= Bill Silva Entertainment =

Concert promotion, artist management, touring, and publishing company

Bill Silva Entertainment is a concert promotion, artist management, touring, and publishing company based in Los Angeles and established in 1979.

BSE has represented artists such as Jason Mraz, blink-182, Unwritten Law, James Morrison, and Christina Perri, and has produced more than 10,000 shows. Bill Silva, the company's founder, has won three Independent Promoter of the Year awards.

The company is a partner in DT Model Management and The Uprising Creative.

== History ==

=== Early Years: San Diego ===
While Bill Silva was a student at University of California, San Diego he started a concert promotion company. His partner was a fellow student, Mike Fahn, who attended San Diego State University. They started promoting concerts in 1979 as Fahn & Silva Presents and soon supplanted Marc Berman as the leading San Diego concert promoter "by hooking up with new-wave artists such as Blondie and the Police," according to the San Diego Reader. Over the next few years the company brought acts such as The Who, Simon & Garfunkel, Devo, The Police, Pat Benatar, INXS, Diana Ross, and Willie Nelson to the area.

After splitting from Fahn, Silva branched out into other parts of the southwest, promoting smaller shows in Arizona, Texas, Nevada, and Idaho. In 1982 he partnered with Feyline Productions and became the promoter for Feyline's shows outside of Colorado.

In 1992 Silva teamed up with Andrew Hewitt to obtain exclusive rights to produce rock concerts at the Hollywood Bowl.

In 1993 Silva started representing the band Unwritten Law after promoting one of their shows and BSE's management division, Bill Silva Management, was founded. Soon after, BSM added Blink-182 to its artist roster.

=== The Move to Los Angeles and the Start of the Jason Mraz Era ===

Bill Silva Entertainment moved from San Diego to Los Angeles in 1999. He was introduced to Jason Mraz, who he managed until 2017.

Silva also sold his concert division, Bill Silva Presents, to Universal Studios's concert division, which was later purchased by House of Blues Concerts. In March 2003 Andrew Hewitt and Silva left that venture, parting ways in concert promotion with the exception of their partnership at the Hollywood Bowl.

Silva went on to re-establish Bill Silva Presents with a touring division that was kicked off by 2000's "Up In Smoke Tour" with Dr. Dre, Snoop Dogg, and Eminem. In 2005 Silva hired Eric Herz, a former executive at Avalon Attractions and Metropolitan Entertainment, to oversee Bill Silva Presents.

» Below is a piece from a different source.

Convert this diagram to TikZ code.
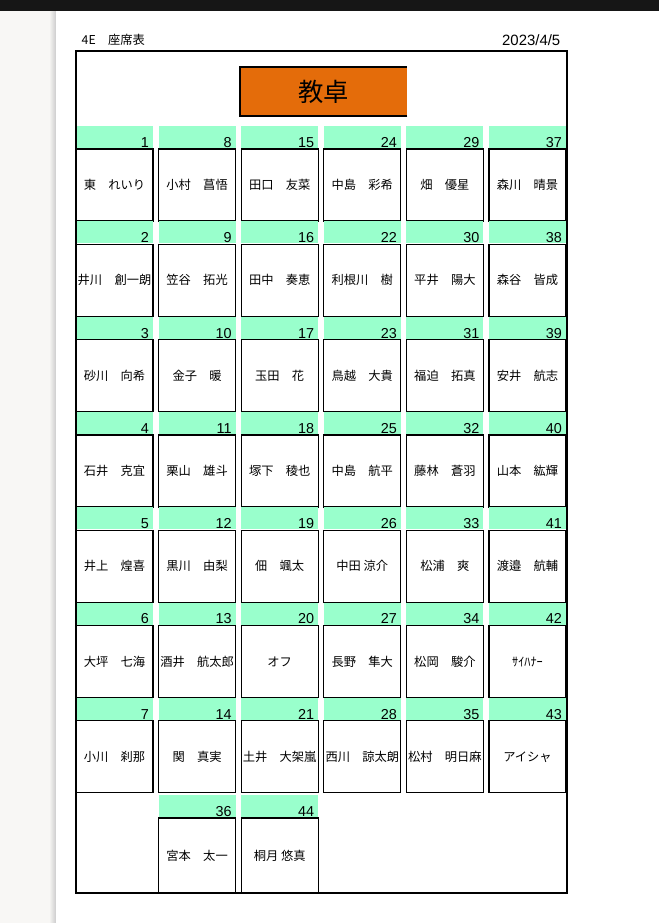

=== Recent Years: Expansion and Diversification ===
In 2011 Silva merged Bill Silva Presents with Live Nation Entertainment, placing Silva and Andrew Hewitt in charge of overseeing the company's concerts in the southwest region of the United States.

In 2012 the Bill Silva Entertainment team formed a partnership with the model manager David Todd to form DT Model Management.

== Bill Silva Management ==
Bill Silva Management has managed the careers of artists, comedians, and film directors since its founding in 1993.

The company began with San Diego bands Unwritten Law and blink-182, and managed Jason Mraz from 1999 to 2017.

Until 2008 Silva also managed and promoted tours for comedian Margaret Cho.

In 2010 BSM client Christina Perri's demo "Jar of Hearts" was featured on FOX's So You Think You Can Dance, and was successful on the Billboard, iTunes, and Amazon charts.

The company currently represents Molly Kate Kestner, Brooke Candy, Dreezy, Kittens, XO-IQ.

== Silva Music Publishing ==
The publishing division of BSE began as a service for its management clients, primarily dealing with BSM artists and their collaborators. In 2012 the company brought in Peter Coquillard, a music publisher who previously worked with Windswept Pacific, L.A. Reid, HITCO, and Network One Music Publishing, to expand the publishing division to include songwriters unaffiliated with BSM.

Silva Music Publishing consists of three publishing entities: Silva Tone Music (ASCAP), BS Management Music (BMI), and Silva Lining Music (SESAC).

Silva Tone consists of:
- Ainslie Henderson, who wrote "Clockwatching" with Jason Mraz
- Michael Natter, who wrote "I Won't Give Up" with Jason Mraz
- Stephen "Shebby" Ruchelman, who wrote for Hollywood Undead and Neon Trees including the track "Some Kind of Monster," which was featured on the Iron Man 3 soundtrack.
- Tiffany Vartanyan, who has written with Ryan Tedder of One Republic and Demi Lovato

BS Management Music publishes for:
- John Hogan of Unwritten Law
- John Anderson, who wrote and performed with Christine Perri
- David Pack of Ambrosia

Silva Lining Music currently publishes exclusively for Jeremy Thurber, a pop artist who has collaborated with Jake Miller and Karl Wolf.